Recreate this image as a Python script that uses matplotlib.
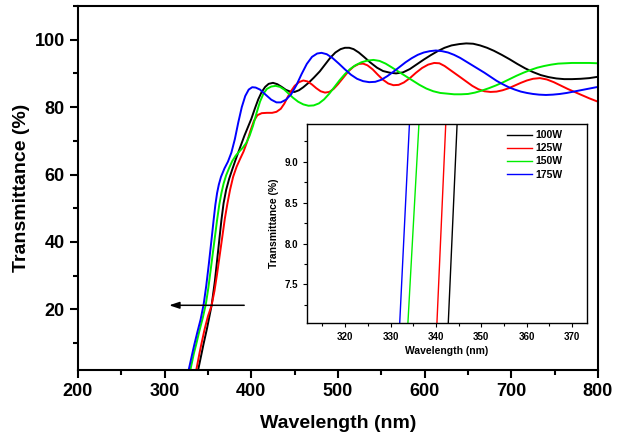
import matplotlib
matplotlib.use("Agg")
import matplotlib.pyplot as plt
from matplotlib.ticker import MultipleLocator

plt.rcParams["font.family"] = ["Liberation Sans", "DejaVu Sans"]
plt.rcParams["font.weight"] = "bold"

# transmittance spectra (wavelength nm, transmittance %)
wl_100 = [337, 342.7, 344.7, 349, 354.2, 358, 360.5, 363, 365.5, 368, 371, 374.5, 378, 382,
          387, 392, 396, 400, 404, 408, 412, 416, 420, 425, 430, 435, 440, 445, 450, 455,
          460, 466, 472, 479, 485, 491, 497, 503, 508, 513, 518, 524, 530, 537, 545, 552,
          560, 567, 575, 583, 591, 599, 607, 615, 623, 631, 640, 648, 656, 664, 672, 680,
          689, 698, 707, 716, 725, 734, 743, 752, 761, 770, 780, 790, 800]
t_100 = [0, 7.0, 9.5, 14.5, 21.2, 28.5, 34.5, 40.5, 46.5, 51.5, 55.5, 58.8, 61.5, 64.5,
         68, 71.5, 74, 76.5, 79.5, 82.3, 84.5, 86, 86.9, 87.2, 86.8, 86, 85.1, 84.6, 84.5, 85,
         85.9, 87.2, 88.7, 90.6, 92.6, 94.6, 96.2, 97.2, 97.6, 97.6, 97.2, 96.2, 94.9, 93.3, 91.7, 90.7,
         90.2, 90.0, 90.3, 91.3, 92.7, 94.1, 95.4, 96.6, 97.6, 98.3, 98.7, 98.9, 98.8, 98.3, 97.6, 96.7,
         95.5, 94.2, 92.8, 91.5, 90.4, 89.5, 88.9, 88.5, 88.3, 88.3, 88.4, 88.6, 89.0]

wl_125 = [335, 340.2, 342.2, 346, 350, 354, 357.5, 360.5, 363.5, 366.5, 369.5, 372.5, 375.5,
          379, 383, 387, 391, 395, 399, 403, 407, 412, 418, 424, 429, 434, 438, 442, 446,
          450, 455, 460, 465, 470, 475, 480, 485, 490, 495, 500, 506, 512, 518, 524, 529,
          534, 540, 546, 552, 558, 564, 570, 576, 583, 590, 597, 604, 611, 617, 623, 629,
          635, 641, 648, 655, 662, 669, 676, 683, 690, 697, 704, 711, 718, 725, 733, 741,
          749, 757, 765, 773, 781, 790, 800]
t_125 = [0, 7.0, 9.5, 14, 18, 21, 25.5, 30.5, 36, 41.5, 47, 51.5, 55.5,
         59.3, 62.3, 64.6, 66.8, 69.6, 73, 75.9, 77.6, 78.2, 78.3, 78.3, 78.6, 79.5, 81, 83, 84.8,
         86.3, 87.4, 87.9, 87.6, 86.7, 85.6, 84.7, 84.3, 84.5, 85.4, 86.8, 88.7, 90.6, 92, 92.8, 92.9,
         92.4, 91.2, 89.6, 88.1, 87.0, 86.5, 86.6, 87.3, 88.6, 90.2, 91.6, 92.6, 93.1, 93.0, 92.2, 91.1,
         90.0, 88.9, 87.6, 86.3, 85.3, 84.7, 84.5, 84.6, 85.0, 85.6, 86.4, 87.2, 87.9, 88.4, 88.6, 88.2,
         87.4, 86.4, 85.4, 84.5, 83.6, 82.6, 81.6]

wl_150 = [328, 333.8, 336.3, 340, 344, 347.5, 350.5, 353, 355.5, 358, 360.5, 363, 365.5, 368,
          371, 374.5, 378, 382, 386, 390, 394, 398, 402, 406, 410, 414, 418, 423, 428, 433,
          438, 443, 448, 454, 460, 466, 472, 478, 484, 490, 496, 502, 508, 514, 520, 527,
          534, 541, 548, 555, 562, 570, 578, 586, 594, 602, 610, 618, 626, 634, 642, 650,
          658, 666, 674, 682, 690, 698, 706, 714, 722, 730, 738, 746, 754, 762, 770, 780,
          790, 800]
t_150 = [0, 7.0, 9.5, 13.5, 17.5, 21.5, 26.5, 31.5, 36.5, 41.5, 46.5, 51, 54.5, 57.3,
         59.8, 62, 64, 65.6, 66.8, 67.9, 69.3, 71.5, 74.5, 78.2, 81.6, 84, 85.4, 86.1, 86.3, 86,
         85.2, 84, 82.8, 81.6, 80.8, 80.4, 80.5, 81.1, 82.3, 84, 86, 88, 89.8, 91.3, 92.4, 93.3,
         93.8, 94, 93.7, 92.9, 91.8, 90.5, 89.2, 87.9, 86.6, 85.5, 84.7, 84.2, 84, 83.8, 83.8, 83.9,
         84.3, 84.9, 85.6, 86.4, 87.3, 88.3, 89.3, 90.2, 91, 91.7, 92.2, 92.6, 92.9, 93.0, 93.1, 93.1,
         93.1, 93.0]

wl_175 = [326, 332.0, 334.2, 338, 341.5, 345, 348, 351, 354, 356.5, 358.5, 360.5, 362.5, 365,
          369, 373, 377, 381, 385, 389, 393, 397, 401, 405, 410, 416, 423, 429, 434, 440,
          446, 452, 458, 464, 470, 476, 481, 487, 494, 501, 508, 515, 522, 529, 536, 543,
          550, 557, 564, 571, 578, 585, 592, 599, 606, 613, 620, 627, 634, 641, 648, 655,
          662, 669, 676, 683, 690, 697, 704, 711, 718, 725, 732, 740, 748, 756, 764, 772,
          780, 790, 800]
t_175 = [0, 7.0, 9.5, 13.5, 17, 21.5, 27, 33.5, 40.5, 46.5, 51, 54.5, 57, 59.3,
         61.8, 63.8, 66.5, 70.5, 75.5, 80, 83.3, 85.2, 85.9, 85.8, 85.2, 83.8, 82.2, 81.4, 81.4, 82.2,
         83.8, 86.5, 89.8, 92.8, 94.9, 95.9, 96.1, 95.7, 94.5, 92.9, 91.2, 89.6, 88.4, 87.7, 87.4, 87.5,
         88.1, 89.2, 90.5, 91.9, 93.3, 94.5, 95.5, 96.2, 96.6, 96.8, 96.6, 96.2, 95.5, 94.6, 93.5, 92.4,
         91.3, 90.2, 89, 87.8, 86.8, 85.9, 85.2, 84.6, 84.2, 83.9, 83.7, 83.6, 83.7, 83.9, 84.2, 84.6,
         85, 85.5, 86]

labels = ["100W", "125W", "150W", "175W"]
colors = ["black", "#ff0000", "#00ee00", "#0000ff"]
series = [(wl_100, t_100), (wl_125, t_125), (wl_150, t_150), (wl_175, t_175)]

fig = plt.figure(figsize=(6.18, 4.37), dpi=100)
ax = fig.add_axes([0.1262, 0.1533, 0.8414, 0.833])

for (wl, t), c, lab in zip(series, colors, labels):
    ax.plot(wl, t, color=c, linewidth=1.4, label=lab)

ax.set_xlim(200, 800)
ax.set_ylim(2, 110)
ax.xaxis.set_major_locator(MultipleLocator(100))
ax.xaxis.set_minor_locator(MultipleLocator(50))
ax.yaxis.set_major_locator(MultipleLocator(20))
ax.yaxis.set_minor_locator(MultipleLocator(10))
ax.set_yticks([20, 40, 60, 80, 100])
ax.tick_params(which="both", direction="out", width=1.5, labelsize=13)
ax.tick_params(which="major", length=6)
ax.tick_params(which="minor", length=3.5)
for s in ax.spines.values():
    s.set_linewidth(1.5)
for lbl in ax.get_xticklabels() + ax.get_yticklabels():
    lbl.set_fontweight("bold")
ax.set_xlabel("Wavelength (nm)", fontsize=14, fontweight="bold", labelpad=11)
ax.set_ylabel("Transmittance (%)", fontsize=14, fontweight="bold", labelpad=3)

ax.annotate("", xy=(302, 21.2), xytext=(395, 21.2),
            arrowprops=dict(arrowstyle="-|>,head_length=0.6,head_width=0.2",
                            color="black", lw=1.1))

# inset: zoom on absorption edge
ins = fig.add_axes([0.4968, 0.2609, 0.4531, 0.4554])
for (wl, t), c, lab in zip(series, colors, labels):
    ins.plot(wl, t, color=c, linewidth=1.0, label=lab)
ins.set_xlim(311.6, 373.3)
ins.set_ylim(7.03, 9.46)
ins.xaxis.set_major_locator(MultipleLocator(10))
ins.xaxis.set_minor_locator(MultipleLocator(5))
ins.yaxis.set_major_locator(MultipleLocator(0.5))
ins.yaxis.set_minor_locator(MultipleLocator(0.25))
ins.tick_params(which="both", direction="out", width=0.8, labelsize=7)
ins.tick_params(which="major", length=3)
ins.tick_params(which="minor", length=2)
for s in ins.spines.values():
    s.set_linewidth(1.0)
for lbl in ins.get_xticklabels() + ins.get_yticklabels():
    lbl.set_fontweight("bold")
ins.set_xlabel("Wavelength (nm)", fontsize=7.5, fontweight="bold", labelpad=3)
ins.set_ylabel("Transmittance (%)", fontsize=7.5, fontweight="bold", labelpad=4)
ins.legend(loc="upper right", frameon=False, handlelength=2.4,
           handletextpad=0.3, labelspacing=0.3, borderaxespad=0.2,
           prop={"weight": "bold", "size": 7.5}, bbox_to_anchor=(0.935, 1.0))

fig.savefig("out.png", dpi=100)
§ §
Look at the listing and set down only the lines from its start through the line with "from matplotlib.ticker import MultipleLocator", word for word and without pictures.

Recreate this image as a Python script that uses matplotlib.
import matplotlib
matplotlib.use("Agg")
import matplotlib.pyplot as plt
from matplotlib.ticker import MultipleLocator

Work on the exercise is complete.